** BEGIN **

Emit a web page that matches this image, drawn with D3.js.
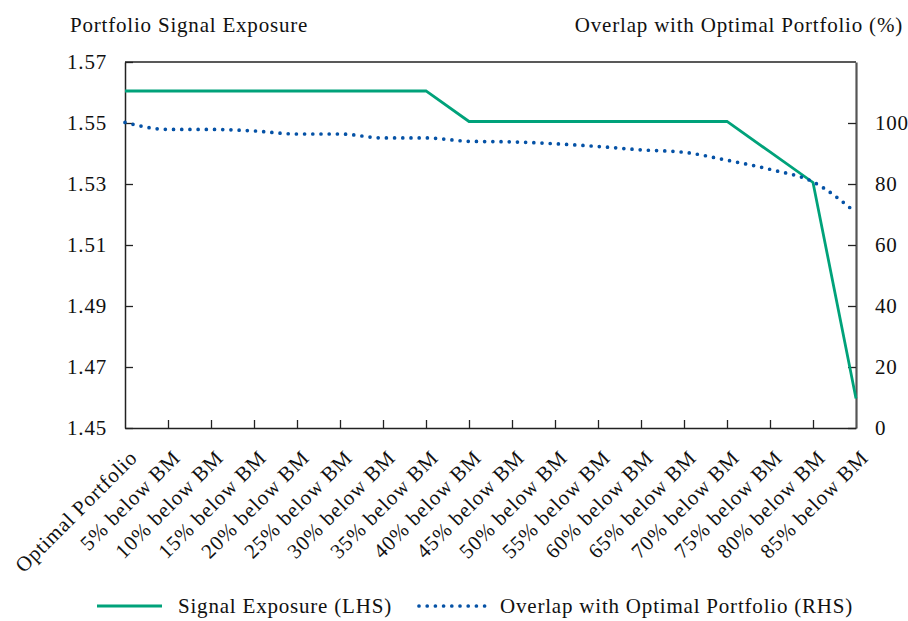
<!DOCTYPE html>
<html>
<head>
<meta charset="utf-8">
<script src="https://cdn.jsdelivr.net/npm/d3@7"></script>
<style>
  html, body { margin: 0; padding: 0; background: #fff; }
  svg text { font-family: "Palatino Linotype", "Book Antiqua", Palatino, "Liberation Serif", serif; font-size: 21px; letter-spacing: 0.8px; fill: #111; }
</style>
</head>
<body>
<svg id="chart" width="908" height="621"></svg>
<script>
const categories = ["Optimal Portfolio", "5% below BM", "10% below BM", "15% below BM", "20% below BM",
  "25% below BM", "30% below BM", "35% below BM", "40% below BM", "45% below BM", "50% below BM",
  "55% below BM", "60% below BM", "65% below BM", "70% below BM", "75% below BM", "80% below BM", "85% below BM"];
const signalExposure = [1.5605, 1.5605, 1.5605, 1.5605, 1.5605, 1.5605, 1.5605, 1.5605,
  1.5505, 1.5505, 1.5505, 1.5505, 1.5505, 1.5505, 1.5505, 1.5405, 1.5305, 1.4597];
const overlapPct = [100.2, 97.9, 97.9, 97.4, 96.4, 96.4, 95.1, 95.1, 94.0, 93.8, 93.2, 92.3,
  91.2, 90.4, 87.8, 84.8, 80.7, 70.6];
const leftTicks = [1.45, 1.47, 1.49, 1.51, 1.53, 1.55, 1.57];
const rightTicks = [0, 20, 40, 60, 80, 100];
const leftTitle = "Portfolio Signal Exposure";
const rightTitle = "Overlap with Optimal Portfolio (%)";
const legendLabels = ["Signal Exposure (LHS)", "Overlap with Optimal Portfolio (RHS)"];

const svg = d3.select("#chart");
const L = 125, R = 856, T = 62, B = 428;
const green = "#00a27a", blue = "#0552a6";

const x = d3.scalePoint().domain(categories).range([L, R]).padding(0);
const yL = d3.scaleLinear().domain([1.45, 1.57]).range([B, T]);
const yR = d3.scaleLinear().domain([0, 120]).range([B, T]);

// top border
svg.append("line").attr("x1", L).attr("x2", R).attr("y1", T).attr("y2", T)
  .attr("stroke", "#222").attr("stroke-width", 1.5);

// left axis
const gL = svg.append("g").attr("transform", `translate(${L},0)`)
  .call(d3.axisLeft(yL).tickValues(leftTicks).tickFormat(d3.format(".2f")).tickSize(-8).tickSizeOuter(0).tickPadding(18));
gL.select(".domain").attr("stroke", "#222").attr("stroke-width", 1.5);
gL.selectAll(".tick line").attr("stroke", "#222").attr("stroke-width", 1.3);
gL.selectAll("text").attr("font-size", null).attr("font-family", null).attr("fill", null);

// right axis
const gR = svg.append("g").attr("transform", `translate(${R},0)`)
  .call(d3.axisRight(yR).tickValues(rightTicks).tickSize(-8).tickSizeOuter(0).tickPadding(19));
gR.select(".domain").attr("stroke", "#555").attr("stroke-width", 2.2);
gR.selectAll(".tick line").attr("stroke", "#222").attr("stroke-width", 1.3);
gR.selectAll("text").attr("font-size", null).attr("font-family", null).attr("fill", null);

// bottom axis
const gB = svg.append("g").attr("transform", `translate(0,${B})`)
  .call(d3.axisBottom(x).tickSize(-8).tickSizeOuter(0).tickPadding(0));
gB.select(".domain").attr("stroke", "#222").attr("stroke-width", 1.5);
gB.selectAll(".tick line").attr("stroke", "#222").attr("stroke-width", 1.3)
  .filter(d => d === categories[0] || d === categories[categories.length - 1]).remove();
gB.selectAll("text").attr("font-size", null).attr("font-family", null).attr("fill", null)
  .attr("text-anchor", "end").attr("dy", null).attr("y", 0)
  .attr("transform", "translate(13,31) rotate(-45)");

// titles
svg.append("text").attr("x", 70).attr("y", 32).text(leftTitle);
svg.append("text").attr("x", 903).attr("y", 32).attr("text-anchor", "end").text(rightTitle);

// lines
const lineL = d3.line().x((d, i) => x(categories[i])).y(d => yL(d));
svg.append("path").datum(signalExposure).attr("d", lineL)
  .attr("fill", "none").attr("stroke", green).attr("stroke-width", 2.8).attr("stroke-linejoin", "miter");

const lineR = d3.line().x((d, i) => x(categories[i])).y(d => yR(d)).curve(d3.curveMonotoneX);
svg.append("path").datum(overlapPct).attr("d", lineR)
  .attr("fill", "none").attr("stroke", blue).attr("stroke-width", 3.7)
  .attr("stroke-linecap", "round").attr("stroke-dasharray", "0 8.2");

// legend
const ly = 606;
svg.append("line").attr("x1", 97).attr("x2", 162).attr("y1", ly).attr("y2", ly)
  .attr("stroke", green).attr("stroke-width", 2.8);
svg.append("text").attr("x", 178).attr("y", ly + 7).text(legendLabels[0]);
svg.append("line").attr("x1", 419).attr("x2", 485).attr("y1", ly).attr("y2", ly)
  .attr("stroke", blue).attr("stroke-width", 3.7).attr("stroke-linecap", "round").attr("stroke-dasharray", "0 8.2");
svg.append("text").attr("x", 500).attr("y", ly + 7).text(legendLabels[1]);
</script>
</body>
</html>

** END **

- [Problem]: Reproduce the listing above exactly, excluding all pictures.

- [Exercise solution]:
Emit a web page that matches this image, drawn with D3.js.
<!DOCTYPE html>
<html>
<head>
<meta charset="utf-8">
<script src="https://cdn.jsdelivr.net/npm/d3@7"></script>
<style>
  html, body { margin: 0; padding: 0; background: #fff; }
  svg text { font-family: "Palatino Linotype", "Book Antiqua", Palatino, "Liberation Serif", serif; font-size: 21px; letter-spacing: 0.8px; fill: #111; }
</style>
</head>
<body>
<svg id="chart" width="908" height="621"></svg>
<script>
const categories = ["Optimal Portfolio", "5% below BM", "10% below BM", "15% below BM", "20% below BM",
  "25% below BM", "30% below BM", "35% below BM", "40% below BM", "45% below BM", "50% below BM",
  "55% below BM", "60% below BM", "65% below BM", "70% below BM", "75% below BM", "80% below BM", "85% below BM"];
const signalExposure = [1.5605, 1.5605, 1.5605, 1.5605, 1.5605, 1.5605, 1.5605, 1.5605,
  1.5505, 1.5505, 1.5505, 1.5505, 1.5505, 1.5505, 1.5505, 1.5405, 1.5305, 1.4597];
const overlapPct = [100.2, 97.9, 97.9, 97.4, 96.4, 96.4, 95.1, 95.1, 94.0, 93.8, 93.2, 92.3,
  91.2, 90.4, 87.8, 84.8, 80.7, 70.6];
const leftTicks = [1.45, 1.47, 1.49, 1.51, 1.53, 1.55, 1.57];
const rightTicks = [0, 20, 40, 60, 80, 100];
const leftTitle = "Portfolio Signal Exposure";
const rightTitle = "Overlap with Optimal Portfolio (%)";
const legendLabels = ["Signal Exposure (LHS)", "Overlap with Optimal Portfolio (RHS)"];

const svg = d3.select("#chart");
const L = 125, R = 856, T = 62, B = 428;
const green = "#00a27a", blue = "#0552a6";

const x = d3.scalePoint().domain(categories).range([L, R]).padding(0);
const yL = d3.scaleLinear().domain([1.45, 1.57]).range([B, T]);
const yR = d3.scaleLinear().domain([0, 120]).range([B, T]);

// top border
svg.append("line").attr("x1", L).attr("x2", R).attr("y1", T).attr("y2", T)
  .attr("stroke", "#222").attr("stroke-width", 1.5);

// left axis
const gL = svg.append("g").attr("transform", `translate(${L},0)`)
  .call(d3.axisLeft(yL).tickValues(leftTicks).tickFormat(d3.format(".2f")).tickSize(-8).tickSizeOuter(0).tickPadding(18));
gL.select(".domain").attr("stroke", "#222").attr("stroke-width", 1.5);
gL.selectAll(".tick line").attr("stroke", "#222").attr("stroke-width", 1.3);
gL.selectAll("text").attr("font-size", null).attr("font-family", null).attr("fill", null);

// right axis
const gR = svg.append("g").attr("transform", `translate(${R},0)`)
  .call(d3.axisRight(yR).tickValues(rightTicks).tickSize(-8).tickSizeOuter(0).tickPadding(19));
gR.select(".domain").attr("stroke", "#555").attr("stroke-width", 2.2);
gR.selectAll(".tick line").attr("stroke", "#222").attr("stroke-width", 1.3);
gR.selectAll("text").attr("font-size", null).attr("font-family", null).attr("fill", null);

// bottom axis
const gB = svg.append("g").attr("transform", `translate(0,${B})`)
  .call(d3.axisBottom(x).tickSize(-8).tickSizeOuter(0).tickPadding(0));
gB.select(".domain").attr("stroke", "#222").attr("stroke-width", 1.5);
gB.selectAll(".tick line").attr("stroke", "#222").attr("stroke-width", 1.3)
  .filter(d => d === categories[0] || d === categories[categories.length - 1]).remove();
gB.selectAll("text").attr("font-size", null).attr("font-family", null).attr("fill", null)
  .attr("text-anchor", "end").attr("dy", null).attr("y", 0)
  .attr("transform", "translate(13,31) rotate(-45)");

// titles
svg.append("text").attr("x", 70).attr("y", 32).text(leftTitle);
svg.append("text").attr("x", 903).attr("y", 32).attr("text-anchor", "end").text(rightTitle);

// lines
const lineL = d3.line().x((d, i) => x(categories[i])).y(d => yL(d));
svg.append("path").datum(signalExposure).attr("d", lineL)
  .attr("fill", "none").attr("stroke", green).attr("stroke-width", 2.8).attr("stroke-linejoin", "miter");

const lineR = d3.line().x((d, i) => x(categories[i])).y(d => yR(d)).curve(d3.curveMonotoneX);
svg.append("path").datum(overlapPct).attr("d", lineR)
  .attr("fill", "none").attr("stroke", blue).attr("stroke-width", 3.7)
  .attr("stroke-linecap", "round").attr("stroke-dasharray", "0 8.2");

// legend
const ly = 606;
svg.append("line").attr("x1", 97).attr("x2", 162).attr("y1", ly).attr("y2", ly)
  .attr("stroke", green).attr("stroke-width", 2.8);
svg.append("text").attr("x", 178).attr("y", ly + 7).text(legendLabels[0]);
svg.append("line").attr("x1", 419).attr("x2", 485).attr("y1", ly).attr("y2", ly)
  .attr("stroke", blue).attr("stroke-width", 3.7).attr("stroke-linecap", "round").attr("stroke-dasharray", "0 8.2");
svg.append("text").attr("x", 500).attr("y", ly + 7).text(legendLabels[1]);
</script>
</body>
</html>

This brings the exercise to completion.